Paine was a fierce critic of monarchic government and aristocratic privilege as it existed up to the end of the 18th century. He deplored the exclusion of the ordinary people from political influence. He could see the virtues of popular power in the Netherlands and Switzerland in his own time and, as is so evident in the second part of his Rights of Man. He advocated many important social changes in society which foreshadowed the social benefits which are available to every citizen in western democracies to-day. His was a powerful influence in bringing about government by the people for the people.

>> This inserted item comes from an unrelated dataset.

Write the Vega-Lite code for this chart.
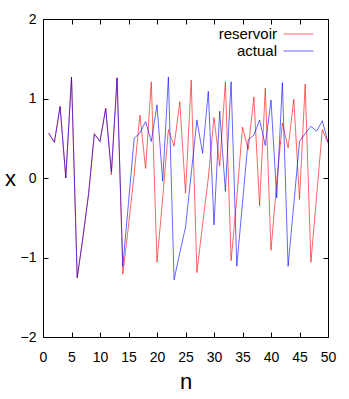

Statue of Paine in his native Norfolk.
Many years later, after he returned to America to live out his life and long after the country had become independent, the remarkable part he played in the evolution of America’s history had been completely forgotten. He found himself impoverished, lonely and isolated, and only a few neighbours attended his funeral. He remained a forgotten figure for a few generations until his remarkable contribution to liberalism and to social advancement was rekindled by several biographers, the first published in 1892 and three further biographies in the latter half of the 20th Century. His name is now well known to historians and students of sociology, and there are active Thomas Paine societies and clubs in many parts of the western world. As his remarkable contribution to society was revived, William Cobbett arranged to have his remains removed to England for memorial re-interment. However, the final saga of his life and death ended when his remains were lost in the docks of Liverpool. He was born in 1737 and died in 1809.